A ces trois mots, « emprisonnement à vie », le visage de Radovan Karadzic s’est affaissé pour quelques longues minutes, mercredi 20 mars. L’ex-chef politique des Serbes de Bosnie avait été condamné en première instance en 2016 à quarante ans de prison.
Mais les juges de la chambre d’appel du Mécanisme pour les tribunaux pénaux internationaux – chargés de boucler les derniers procès du Tribunal pour l’ex-Yougoslavie (TPIY) fermé en 2017 – ont révisé cette sentence « injuste ». Les cinq magistrats ont estimé qu’une peine de quarante ans ne reflétait pas « la gravité exceptionnelle » des crimes dont Radovan Karadzic est coupable ni son « rôle central » et sa « participation totale » dans la guerre de Bosnie-Herzégovine (1992-1995).

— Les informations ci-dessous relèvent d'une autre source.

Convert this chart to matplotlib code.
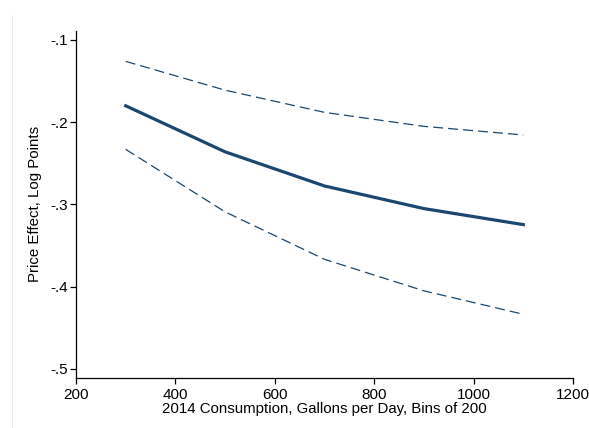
import matplotlib
matplotlib.use("Agg")
from matplotlib import pyplot as plt
from matplotlib.lines import Line2D

plt.rcParams['font.family'] = ['Liberation Sans', 'DejaVu Sans']

# consumption bins (gallons per day)
bins = [300, 500, 700, 900, 1100]
# point estimate and confidence bounds, log points
effect = [-0.180, -0.236, -0.2775, -0.305, -0.3245]
upper_ci = [-0.126, -0.161, -0.188, -0.205, -0.2155]
lower_ci = [-0.233, -0.309, -0.3667, -0.405, -0.4335]

x_ticks = [200, 400, 600, 800, 1000, 1200]
y_ticks = [-0.1, -0.2, -0.3, -0.4, -0.5]
y_tick_labels = ['-.1', '-.2', '-.3', '-.4', '-.5']

navy = '#1a476f'

W, H = 589, 428
fig = plt.figure(figsize=(W / 100, H / 100), dpi=100)
ax = fig.add_axes([76 / W, 1 - 378 / H, (573 - 76) / W, (378 - 30.7) / H])

ax.plot(bins, effect, color=navy, lw=2.3, solid_joinstyle='round')
ax.plot(bins, upper_ci, color=navy, lw=0.9, dashes=(8, 4))
ax.plot(bins, lower_ci, color=navy, lw=0.9, dashes=(8, 4))

ax.set_xlim(200, 1200)
ax.set_ylim(-0.511, -0.0887)
ax.set_xticks(x_ticks)
ax.set_yticks(y_ticks)
ax.set_yticklabels(y_tick_labels)

for side in ['top', 'right']:
    ax.spines[side].set_visible(False)
for side in ['left', 'bottom']:
    ax.spines[side].set_linewidth(0.9)
ax.tick_params(direction='out', length=4, width=0.9, labelsize=11, colors='black')
ax.tick_params(axis='x', pad=3)
ax.tick_params(axis='y', pad=2)

ax.set_xlabel('2014 Consumption, Gallons per Day, Bins of 200', fontsize=10.8, labelpad=0.5)
ax.set_ylabel('Price Effect, Log Points', fontsize=10.8, labelpad=6)

# faint outer border of the graph region
fig.add_artist(Line2D([12 / W, 12 / W], [0, 1 - 15 / H], transform=fig.transFigure,
                      color='#eeeeee', lw=0.7))

fig.savefig('out.png', dpi=100)
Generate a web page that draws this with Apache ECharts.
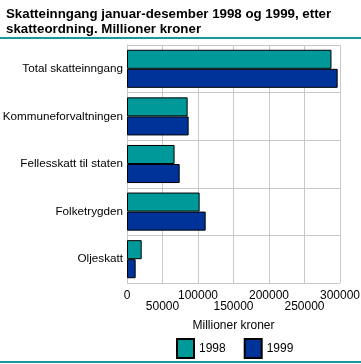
<!DOCTYPE html>
<html><head><meta charset="utf-8">
<script src="https://cdn.jsdelivr.net/npm/echarts@6/dist/echarts.min.js"></script>
<style>html,body{margin:0;padding:0;background:#fff}#c{width:361px;height:364px}</style>
</head><body><div id="c"></div>
<script>
const categories = ['Total skatteinngang','Kommuneforvaltningen','Fellesskatt til staten','Folketrygden','Oljeskatt'];
const values1998 = [288000, 85400, 67000, 102300, 20700];
const values1999 = [296700, 86800, 74200, 110800, 12200];
const seriesNames = ['1998','1999'];
const titleText = 'Skatteinngang januar-desember 1998 og 1999, etter\nskatteordning. Millioner kroner';
const axisName = 'Millioner kroner';

const chart = echarts.init(document.getElementById('c'));
const font = 'Liberation Sans, Arial, sans-serif';
const baseX = {type: 'value', min: 0, max: 300000, interval: 50000, position: 'bottom',
  axisLine: {show: false}, axisTick: {show: false}};
chart.setOption({
  animation: false,
  textStyle: {fontFamily: font},
  title: {text: titleText, left: 1, top: 2,
    textStyle: {fontFamily: font, fontSize: 13.3, fontWeight: 'bold', color: '#000', lineHeight: 15}},
  graphic: [
    {type: 'rect', shape: {x: 0, y: 37, width: 361, height: 2}, style: {fill: '#149a9a'}},
    {type: 'rect', shape: {x: 0, y: 361, width: 361, height: 2}, style: {fill: '#149a9a'}}
  ],
  grid: {left: 127, right: 21, top: 45, bottom: 81, containLabel: false, outerBoundsMode: 'none'},
  legend: {left: 171, top: 333, itemWidth: 17, itemHeight: 19, itemGap: 18, icon: 'rect',
    textStyle: {fontSize: 12, color: '#000', fontFamily: font},
    data: seriesNames},
  xAxis: [
    Object.assign({}, baseX, {
      name: axisName, nameLocation: 'middle', nameGap: 37,
      nameTextStyle: {fontSize: 12, color: '#000'},
      splitLine: {lineStyle: {color: '#c8c8c8', width: 1}},
      axisLabel: {color: '#000', fontSize: 12, margin: 7, interval: 0, hideOverlap: false,
        showMinLabel: true, showMaxLabel: true,
        formatter: (v) => (Math.round(v / 50000) % 2 ? '' : '' + v)}}),
    Object.assign({}, baseX, {
      splitLine: {show: false},
      axisLabel: {color: '#000', fontSize: 12, margin: 18, interval: 0, hideOverlap: false,
        showMinLabel: true, showMaxLabel: true,
        formatter: (v) => (Math.round(v / 50000) % 2 ? '' + v : '')}})
  ],
  yAxis: {type: 'category', data: categories, inverse: true,
    axisLine: {show: true, lineStyle: {color: '#c8c8c8'}}, axisTick: {show: false},
    splitLine: {show: true, lineStyle: {color: '#c8c8c8'}},
    axisLabel: {color: '#000', fontSize: 11.7, margin: 4}},
  series: [
    {name: seriesNames[0], type: 'bar', data: values1998, barGap: '0%', barCategoryGap: '20%',
      itemStyle: {color: '#009999', borderColor: '#000', borderWidth: 1}},
    {name: seriesNames[1], type: 'bar', data: values1999, barGap: '0%', barCategoryGap: '20%',
      itemStyle: {color: '#003399', borderColor: '#000', borderWidth: 1}}
  ]
});
</script></body></html>
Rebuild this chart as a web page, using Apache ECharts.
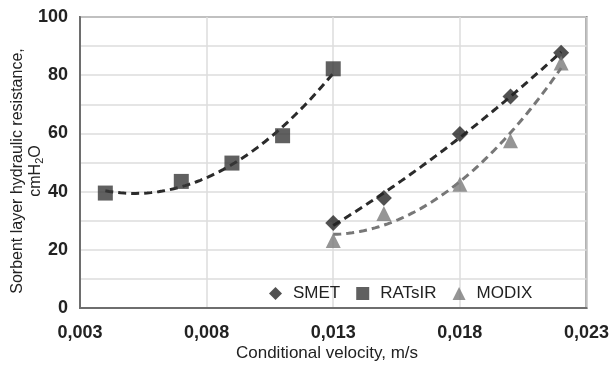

Dans la galerie du public, séparée du prétoire par une vitre pare-balles, les veuves de Srebrenica et les rescapés des camps de Prijedor ont sobrement applaudi la sentence, sans une once de joie, sans même un signe de victoire. La guerre de Bosnie a fait plus de 100 000 morts, et la page judiciaire qui se tourne n’a ramené ni les morts ni les disparus.
Massacre de Srebrenica
A 73 ans, le commandant suprême de l’armée des Serbes de Bosnie restera derrière les barreaux pour longtemps. C’est cette armée, conduite par Ratko Mladic, qui en juillet 1995, après avoir déporté leurs femmes et leurs enfants vers d’autres territoires de Bosnie, a massacré plus de 5 000 hommes musulmans de Srebrenica, selon les preuves présentées au tribunal.
Les juges ont confirmé la culpabilité de M. Karadic dans ce génocide, comme dans les crimes contre l’humanité perpétrés à Sarajevo lors des quatre ans de siège, l’épuration ethnique visant les Musulmans et les Croates en Bosnie et la prise en otage de personnels des Nations unies, en 1995, dans l’espoir de dissuader l’OTAN d’intervenir.
Lors de son procès en appel, Radovan Karadzic a tenté de convaincre les juges, plaidant qu’il n’était que « psychiatre et poète », et n’avait donc pas l’expérience de la guerre. Mais ce n’est pas le manque d’expérience qui avait valu à Radovan Karadzic la peine clémente de quarante ans de prison. Les juges avaient considéré que son retrait de la vie politique de Bosnie, peu après la guerre, constituait une circonstance atténuante.
Fugitif sous les traits d’un gourou « new age »
Au cours de son procès, M. Karadzic a tenté de faire valoir un accord passé avec le négociateur américain Richard Holbrooke, selon lequel il bénéficierait de l’impunité s’il quittait la politique. Radovan Karadzic s’était exécuté et avait, jusqu’à juillet 2008 et son arrestation à Belgrade sous les traits d’un gourou new age, vécu en fugitif. En alourdissant la peine, la chambre d’appel efface donc la promesse de M. Holbrooke, destinée à consolider une paix à l’époque très fragile.
Selon son avocat, Radovan Karadzic pourrait demander la révision de son procès. Mais les critères d’une telle procédure sont extrêmement stricts et laissent généralement peu de chance d’aboutir. Après l’audience, M. Karadzic a déclaré, selon son avocat Peter Robinson, que, « si le prix de la liberté de la Republika Srpska [l’entité des Serbes de Bosnie] était [qu’il] perde [sa] propre liberté, [il y était] préparé ».
« Certains continueront de dire qu’il est un héros, mais aujourd’hui, c’est formel, il est un criminel de guerre, il est le contraire d’un héros. »
De son côté, le procureur général, Serge Brammertz, a rejeté toute idée de condamnation collective : « Il a été condamné lui-même, c’est sa responsabilité personnelle » et non celle des Serbes ou de la Serbie. « Certains continueront de dire qu’il est un héros, a-t-il ajouté, mais aujourd’hui, c’est formel, il est un criminel de guerre, il est le contraire d’un héros, il a été condamné pour meurtres, extermination et génocide. »
Malgré les demandes de l’accusation, à l’exception des crimes commis à Srebrenica, les juges n’ont pas qualifié de génocide ceux commis dans le reste de la Bosnie, mais ont retenu des crimes contre l’humanité. Radovan Karadzic devra bientôt quitter les Pays-Bas pour purger sa peine dans un pays tiers, comme le prévoit le tribunal.